Problem details -
Extract every line that contains the string "diagram".

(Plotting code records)
/---

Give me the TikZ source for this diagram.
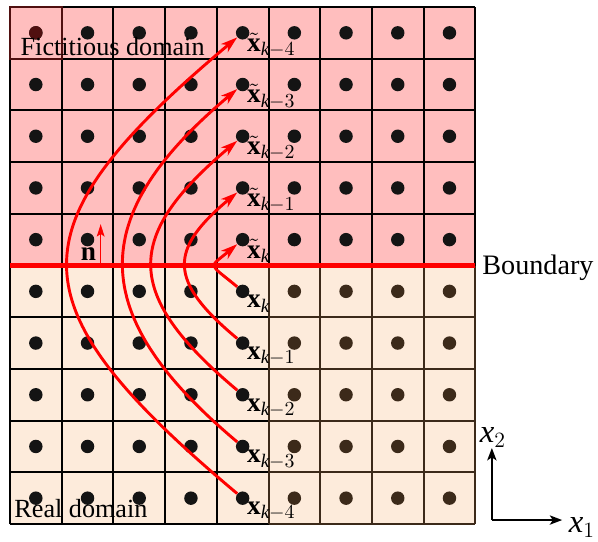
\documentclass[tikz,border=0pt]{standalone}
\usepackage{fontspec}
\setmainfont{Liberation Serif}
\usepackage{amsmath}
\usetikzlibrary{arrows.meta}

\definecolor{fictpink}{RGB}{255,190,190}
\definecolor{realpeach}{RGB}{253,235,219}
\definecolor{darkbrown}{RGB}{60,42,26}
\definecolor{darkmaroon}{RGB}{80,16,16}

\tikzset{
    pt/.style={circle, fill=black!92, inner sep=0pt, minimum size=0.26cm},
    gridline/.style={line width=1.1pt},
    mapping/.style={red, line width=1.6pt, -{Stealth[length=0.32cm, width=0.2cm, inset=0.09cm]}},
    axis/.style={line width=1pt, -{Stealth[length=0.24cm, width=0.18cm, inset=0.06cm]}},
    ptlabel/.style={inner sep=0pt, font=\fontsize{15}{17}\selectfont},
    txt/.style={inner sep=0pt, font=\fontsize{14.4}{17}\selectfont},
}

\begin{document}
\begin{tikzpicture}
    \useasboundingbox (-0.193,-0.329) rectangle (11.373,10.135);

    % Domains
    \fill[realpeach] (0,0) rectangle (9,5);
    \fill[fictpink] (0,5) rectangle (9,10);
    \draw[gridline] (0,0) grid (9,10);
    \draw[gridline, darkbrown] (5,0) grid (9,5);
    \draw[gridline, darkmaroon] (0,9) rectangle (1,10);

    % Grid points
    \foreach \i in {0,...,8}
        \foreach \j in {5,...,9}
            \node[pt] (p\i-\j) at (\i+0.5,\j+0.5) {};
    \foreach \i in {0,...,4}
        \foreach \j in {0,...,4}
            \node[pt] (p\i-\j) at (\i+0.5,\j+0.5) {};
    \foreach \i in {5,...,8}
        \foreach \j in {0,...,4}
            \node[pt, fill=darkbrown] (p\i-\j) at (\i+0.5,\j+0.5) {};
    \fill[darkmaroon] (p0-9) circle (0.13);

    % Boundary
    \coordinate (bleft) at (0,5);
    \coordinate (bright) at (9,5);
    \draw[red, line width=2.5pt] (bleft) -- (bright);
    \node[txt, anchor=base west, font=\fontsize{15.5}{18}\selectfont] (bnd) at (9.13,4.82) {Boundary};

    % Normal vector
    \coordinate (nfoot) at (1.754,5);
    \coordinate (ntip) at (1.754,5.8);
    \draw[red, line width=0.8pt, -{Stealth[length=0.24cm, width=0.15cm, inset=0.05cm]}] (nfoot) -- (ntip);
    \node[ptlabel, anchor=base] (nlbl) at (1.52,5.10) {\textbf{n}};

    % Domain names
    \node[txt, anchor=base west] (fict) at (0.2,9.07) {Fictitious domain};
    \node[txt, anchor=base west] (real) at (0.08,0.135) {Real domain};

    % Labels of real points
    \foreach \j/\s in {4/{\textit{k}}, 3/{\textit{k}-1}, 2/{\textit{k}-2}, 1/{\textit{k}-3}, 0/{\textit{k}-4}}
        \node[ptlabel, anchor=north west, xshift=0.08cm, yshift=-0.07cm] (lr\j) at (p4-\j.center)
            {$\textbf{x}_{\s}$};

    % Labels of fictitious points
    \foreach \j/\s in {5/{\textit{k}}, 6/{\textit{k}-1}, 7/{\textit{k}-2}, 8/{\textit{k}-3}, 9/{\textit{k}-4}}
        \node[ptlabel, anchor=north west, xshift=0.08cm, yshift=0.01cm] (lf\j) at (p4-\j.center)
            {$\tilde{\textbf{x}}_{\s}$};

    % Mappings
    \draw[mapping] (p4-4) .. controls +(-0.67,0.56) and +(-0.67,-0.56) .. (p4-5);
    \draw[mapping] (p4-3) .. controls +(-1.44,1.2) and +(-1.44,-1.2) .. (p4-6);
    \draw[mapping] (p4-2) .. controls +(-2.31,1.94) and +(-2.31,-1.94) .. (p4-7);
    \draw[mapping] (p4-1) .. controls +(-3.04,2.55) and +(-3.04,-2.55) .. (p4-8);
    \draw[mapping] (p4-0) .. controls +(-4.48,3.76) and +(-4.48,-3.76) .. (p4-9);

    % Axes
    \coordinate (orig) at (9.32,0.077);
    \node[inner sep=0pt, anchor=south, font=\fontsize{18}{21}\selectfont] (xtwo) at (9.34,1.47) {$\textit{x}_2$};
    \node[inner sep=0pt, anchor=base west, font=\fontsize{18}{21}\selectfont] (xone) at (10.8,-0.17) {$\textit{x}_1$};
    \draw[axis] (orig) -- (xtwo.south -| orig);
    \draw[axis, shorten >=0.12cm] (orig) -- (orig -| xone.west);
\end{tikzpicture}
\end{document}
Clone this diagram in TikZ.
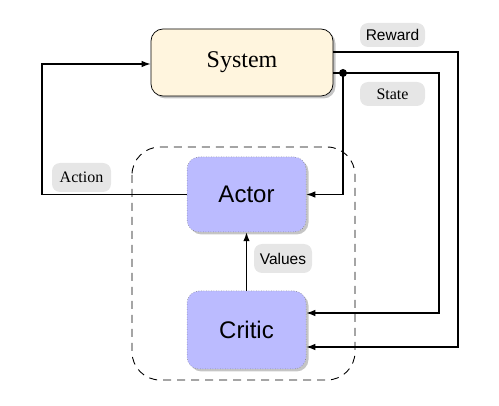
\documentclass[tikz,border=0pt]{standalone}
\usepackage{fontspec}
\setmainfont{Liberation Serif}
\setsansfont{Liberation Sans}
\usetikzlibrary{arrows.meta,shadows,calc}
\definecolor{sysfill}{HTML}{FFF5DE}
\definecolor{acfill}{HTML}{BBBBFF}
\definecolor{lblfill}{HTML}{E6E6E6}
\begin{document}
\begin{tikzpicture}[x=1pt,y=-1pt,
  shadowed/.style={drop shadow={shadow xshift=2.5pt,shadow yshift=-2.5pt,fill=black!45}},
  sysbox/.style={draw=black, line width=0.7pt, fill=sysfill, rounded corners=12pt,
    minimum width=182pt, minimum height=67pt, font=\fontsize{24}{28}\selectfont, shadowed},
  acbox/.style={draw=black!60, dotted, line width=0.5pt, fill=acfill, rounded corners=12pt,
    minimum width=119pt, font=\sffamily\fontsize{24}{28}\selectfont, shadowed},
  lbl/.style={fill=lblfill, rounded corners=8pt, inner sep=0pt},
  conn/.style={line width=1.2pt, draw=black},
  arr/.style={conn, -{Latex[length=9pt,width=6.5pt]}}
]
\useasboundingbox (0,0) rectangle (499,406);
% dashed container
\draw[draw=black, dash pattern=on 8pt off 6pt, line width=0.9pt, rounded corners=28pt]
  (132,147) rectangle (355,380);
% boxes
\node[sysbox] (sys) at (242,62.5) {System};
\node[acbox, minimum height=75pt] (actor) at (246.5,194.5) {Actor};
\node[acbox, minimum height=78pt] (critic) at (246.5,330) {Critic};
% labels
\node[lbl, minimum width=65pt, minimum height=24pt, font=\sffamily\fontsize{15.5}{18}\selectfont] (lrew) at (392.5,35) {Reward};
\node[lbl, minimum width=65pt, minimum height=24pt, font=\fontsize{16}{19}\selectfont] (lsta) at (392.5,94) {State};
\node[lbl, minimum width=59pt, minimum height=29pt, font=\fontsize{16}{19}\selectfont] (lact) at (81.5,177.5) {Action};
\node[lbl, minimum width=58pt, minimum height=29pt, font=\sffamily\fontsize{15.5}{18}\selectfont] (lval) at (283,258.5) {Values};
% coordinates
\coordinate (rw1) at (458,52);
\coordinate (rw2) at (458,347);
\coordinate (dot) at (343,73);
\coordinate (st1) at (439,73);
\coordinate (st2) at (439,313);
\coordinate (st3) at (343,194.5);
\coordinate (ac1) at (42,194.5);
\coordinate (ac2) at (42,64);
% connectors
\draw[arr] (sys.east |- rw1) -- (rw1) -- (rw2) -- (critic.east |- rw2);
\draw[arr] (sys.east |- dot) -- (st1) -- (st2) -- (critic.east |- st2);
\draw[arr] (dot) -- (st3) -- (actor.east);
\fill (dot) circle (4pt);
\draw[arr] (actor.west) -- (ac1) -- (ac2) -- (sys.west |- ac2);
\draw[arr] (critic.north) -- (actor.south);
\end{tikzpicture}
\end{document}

\---

Exercise result -
Give me the TikZ source for this diagram.
Clone this diagram in TikZ.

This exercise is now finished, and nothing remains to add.